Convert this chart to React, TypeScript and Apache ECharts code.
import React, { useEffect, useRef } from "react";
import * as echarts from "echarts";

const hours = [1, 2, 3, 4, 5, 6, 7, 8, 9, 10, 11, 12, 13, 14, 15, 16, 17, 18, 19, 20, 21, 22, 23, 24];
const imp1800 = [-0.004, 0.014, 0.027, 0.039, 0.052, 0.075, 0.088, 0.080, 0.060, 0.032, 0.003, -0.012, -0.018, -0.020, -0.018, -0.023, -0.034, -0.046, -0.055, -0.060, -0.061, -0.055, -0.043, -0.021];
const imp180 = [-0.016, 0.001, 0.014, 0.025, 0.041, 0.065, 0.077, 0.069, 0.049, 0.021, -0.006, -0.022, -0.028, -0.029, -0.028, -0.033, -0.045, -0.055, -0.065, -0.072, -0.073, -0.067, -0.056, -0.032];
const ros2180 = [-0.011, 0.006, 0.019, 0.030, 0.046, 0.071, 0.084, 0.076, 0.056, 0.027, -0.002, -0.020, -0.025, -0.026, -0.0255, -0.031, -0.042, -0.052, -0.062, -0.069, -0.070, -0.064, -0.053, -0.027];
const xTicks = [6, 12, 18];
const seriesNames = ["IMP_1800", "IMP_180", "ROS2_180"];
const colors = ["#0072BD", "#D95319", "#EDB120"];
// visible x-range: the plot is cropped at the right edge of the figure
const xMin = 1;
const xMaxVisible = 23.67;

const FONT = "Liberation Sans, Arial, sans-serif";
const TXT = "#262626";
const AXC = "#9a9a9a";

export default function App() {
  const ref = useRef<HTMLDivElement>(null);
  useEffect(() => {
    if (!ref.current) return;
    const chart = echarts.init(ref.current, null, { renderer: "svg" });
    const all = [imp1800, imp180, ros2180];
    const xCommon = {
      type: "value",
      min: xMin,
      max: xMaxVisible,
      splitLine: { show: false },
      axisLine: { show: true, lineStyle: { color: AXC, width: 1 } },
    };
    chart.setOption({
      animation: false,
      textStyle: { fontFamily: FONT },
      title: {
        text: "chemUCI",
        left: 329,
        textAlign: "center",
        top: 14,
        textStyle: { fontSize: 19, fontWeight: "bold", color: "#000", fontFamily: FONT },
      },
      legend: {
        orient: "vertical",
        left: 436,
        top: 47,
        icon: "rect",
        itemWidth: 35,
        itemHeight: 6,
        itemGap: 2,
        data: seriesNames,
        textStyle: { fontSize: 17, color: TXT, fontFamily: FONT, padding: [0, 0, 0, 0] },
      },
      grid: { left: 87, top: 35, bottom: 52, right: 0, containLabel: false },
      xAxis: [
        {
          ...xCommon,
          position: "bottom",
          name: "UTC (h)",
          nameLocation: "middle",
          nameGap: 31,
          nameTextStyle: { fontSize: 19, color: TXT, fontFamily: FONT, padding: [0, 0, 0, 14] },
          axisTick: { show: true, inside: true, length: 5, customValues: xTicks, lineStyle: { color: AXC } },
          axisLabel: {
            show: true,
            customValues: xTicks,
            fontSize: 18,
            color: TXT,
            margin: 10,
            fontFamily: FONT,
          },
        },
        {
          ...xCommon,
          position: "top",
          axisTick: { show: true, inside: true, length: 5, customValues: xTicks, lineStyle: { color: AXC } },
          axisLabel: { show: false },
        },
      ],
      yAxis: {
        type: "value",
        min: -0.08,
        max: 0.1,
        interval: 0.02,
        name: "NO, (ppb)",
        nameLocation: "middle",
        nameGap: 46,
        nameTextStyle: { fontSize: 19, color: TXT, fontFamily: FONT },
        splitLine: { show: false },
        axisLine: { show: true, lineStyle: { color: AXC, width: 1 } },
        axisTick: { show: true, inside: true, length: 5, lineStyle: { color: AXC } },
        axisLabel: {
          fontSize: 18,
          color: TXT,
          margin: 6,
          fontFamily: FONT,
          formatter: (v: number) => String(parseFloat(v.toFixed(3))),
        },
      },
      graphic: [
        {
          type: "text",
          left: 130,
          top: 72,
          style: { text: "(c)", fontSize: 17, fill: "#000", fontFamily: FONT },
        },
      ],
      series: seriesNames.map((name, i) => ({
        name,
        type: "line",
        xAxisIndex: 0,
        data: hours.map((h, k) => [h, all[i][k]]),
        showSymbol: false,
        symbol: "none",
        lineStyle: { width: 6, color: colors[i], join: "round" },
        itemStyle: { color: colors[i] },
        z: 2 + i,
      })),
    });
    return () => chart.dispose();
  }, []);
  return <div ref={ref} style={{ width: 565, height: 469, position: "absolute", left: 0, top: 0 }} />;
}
^^^^^^^^^^^^^^^^
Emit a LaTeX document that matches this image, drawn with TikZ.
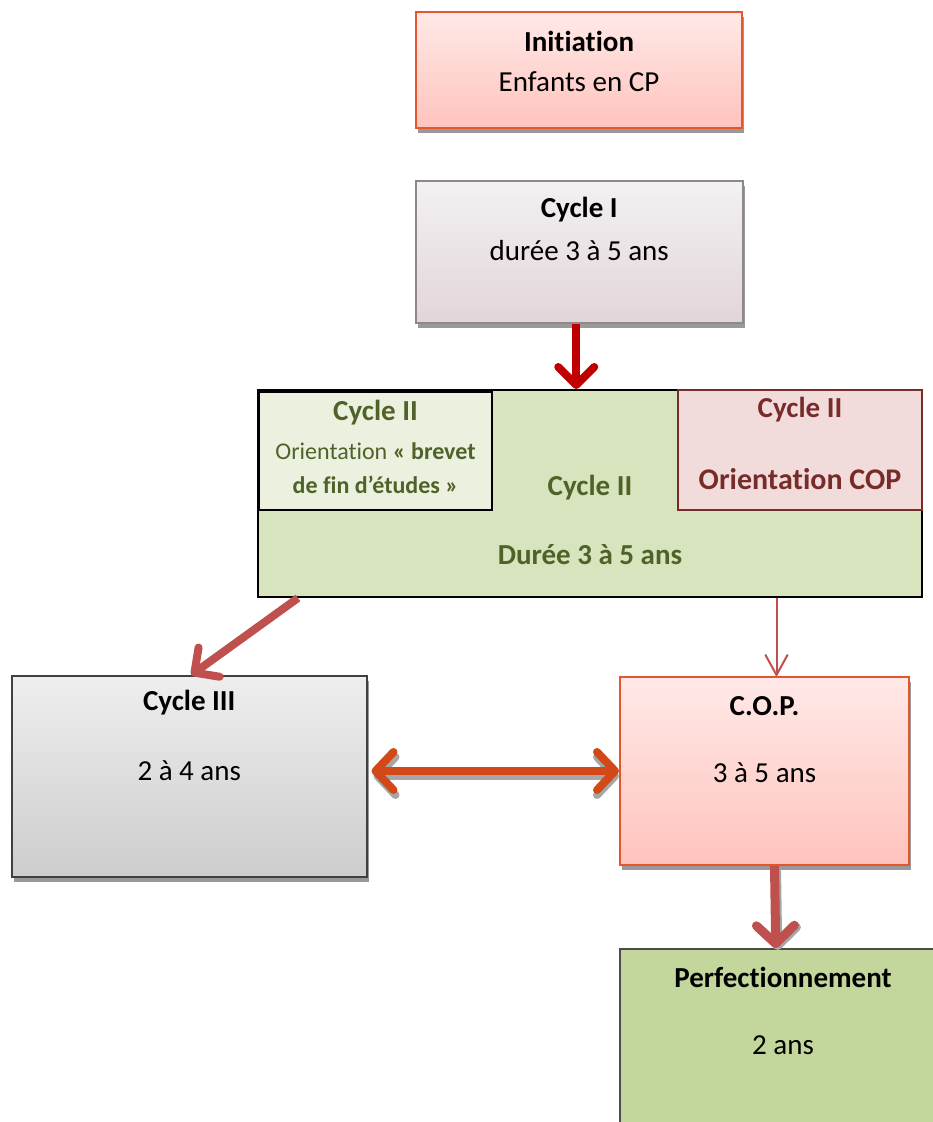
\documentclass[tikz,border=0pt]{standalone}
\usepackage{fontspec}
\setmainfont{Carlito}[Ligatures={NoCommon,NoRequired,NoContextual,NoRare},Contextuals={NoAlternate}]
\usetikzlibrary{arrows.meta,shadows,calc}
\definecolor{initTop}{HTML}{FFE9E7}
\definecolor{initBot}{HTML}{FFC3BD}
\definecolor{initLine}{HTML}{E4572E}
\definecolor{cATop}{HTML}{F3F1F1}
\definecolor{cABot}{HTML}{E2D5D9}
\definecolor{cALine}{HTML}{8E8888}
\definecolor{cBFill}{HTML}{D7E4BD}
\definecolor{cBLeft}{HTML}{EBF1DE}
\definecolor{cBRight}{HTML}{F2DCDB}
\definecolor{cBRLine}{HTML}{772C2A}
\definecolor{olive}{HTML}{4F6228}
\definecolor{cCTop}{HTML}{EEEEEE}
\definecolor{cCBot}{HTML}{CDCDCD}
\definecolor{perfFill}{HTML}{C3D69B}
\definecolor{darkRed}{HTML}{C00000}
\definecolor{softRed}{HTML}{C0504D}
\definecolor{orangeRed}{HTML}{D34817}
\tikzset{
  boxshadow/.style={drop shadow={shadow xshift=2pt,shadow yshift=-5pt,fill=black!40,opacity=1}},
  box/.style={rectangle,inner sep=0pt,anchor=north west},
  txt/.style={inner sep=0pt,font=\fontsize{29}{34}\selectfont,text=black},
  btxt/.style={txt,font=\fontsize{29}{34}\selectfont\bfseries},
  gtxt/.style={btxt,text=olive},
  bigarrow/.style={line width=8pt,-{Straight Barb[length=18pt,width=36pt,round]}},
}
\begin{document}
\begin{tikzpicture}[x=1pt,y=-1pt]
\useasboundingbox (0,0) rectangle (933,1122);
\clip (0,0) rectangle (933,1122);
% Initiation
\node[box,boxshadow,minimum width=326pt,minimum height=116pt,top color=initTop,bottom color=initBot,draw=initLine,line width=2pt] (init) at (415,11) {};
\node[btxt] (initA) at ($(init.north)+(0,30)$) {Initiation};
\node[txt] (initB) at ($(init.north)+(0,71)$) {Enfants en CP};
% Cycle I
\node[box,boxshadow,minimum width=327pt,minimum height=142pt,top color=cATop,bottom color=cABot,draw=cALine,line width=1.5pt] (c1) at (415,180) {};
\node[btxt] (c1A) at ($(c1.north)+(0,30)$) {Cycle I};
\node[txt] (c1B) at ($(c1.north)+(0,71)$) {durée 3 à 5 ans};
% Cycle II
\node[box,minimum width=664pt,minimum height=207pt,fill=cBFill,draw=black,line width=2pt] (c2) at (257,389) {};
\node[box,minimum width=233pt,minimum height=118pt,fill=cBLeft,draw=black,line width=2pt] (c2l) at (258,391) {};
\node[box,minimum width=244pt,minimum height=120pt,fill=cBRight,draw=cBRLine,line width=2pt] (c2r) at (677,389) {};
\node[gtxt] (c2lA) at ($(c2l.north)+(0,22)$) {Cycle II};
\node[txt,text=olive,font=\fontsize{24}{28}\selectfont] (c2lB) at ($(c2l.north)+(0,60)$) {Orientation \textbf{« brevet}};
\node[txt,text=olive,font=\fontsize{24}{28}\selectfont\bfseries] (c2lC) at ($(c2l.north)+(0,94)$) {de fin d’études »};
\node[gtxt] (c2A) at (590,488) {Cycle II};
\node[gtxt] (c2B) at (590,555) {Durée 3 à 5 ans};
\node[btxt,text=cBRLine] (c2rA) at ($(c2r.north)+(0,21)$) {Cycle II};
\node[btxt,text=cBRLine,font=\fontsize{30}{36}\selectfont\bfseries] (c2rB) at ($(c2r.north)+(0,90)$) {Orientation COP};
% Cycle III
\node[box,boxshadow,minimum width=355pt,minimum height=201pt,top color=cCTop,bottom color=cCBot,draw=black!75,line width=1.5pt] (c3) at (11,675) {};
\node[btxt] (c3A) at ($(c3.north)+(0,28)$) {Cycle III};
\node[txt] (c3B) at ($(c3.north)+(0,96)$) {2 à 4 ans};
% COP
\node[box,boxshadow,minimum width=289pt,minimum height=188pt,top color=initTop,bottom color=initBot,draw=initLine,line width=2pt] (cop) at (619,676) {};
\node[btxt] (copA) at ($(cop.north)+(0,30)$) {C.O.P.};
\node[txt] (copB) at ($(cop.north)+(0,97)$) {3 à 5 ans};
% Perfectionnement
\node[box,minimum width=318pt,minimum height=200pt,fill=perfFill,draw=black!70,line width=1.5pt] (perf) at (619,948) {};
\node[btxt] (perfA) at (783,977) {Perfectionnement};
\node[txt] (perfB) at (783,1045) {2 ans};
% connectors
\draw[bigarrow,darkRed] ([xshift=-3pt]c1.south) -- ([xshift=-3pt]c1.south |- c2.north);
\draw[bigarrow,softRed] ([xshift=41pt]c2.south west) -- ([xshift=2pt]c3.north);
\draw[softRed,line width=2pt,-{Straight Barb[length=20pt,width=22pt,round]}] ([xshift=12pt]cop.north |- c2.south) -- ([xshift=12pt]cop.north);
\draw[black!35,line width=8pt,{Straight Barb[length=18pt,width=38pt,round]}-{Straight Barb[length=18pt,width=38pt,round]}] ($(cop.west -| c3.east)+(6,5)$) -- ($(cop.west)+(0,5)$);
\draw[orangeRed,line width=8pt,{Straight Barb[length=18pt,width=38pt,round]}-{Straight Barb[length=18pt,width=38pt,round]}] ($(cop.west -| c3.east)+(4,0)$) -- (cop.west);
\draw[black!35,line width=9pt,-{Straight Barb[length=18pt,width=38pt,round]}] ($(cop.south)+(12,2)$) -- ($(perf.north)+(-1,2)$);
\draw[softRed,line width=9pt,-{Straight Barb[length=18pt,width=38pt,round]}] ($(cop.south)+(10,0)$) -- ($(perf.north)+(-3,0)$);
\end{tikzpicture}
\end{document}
^^^^^^^^^^^^^^^^
Work to be completed:
Return each line where "React" shows up.

The solution:
Convert this chart to React, TypeScript and Apache ECharts code.
import React, { useEffect, useRef } from "react";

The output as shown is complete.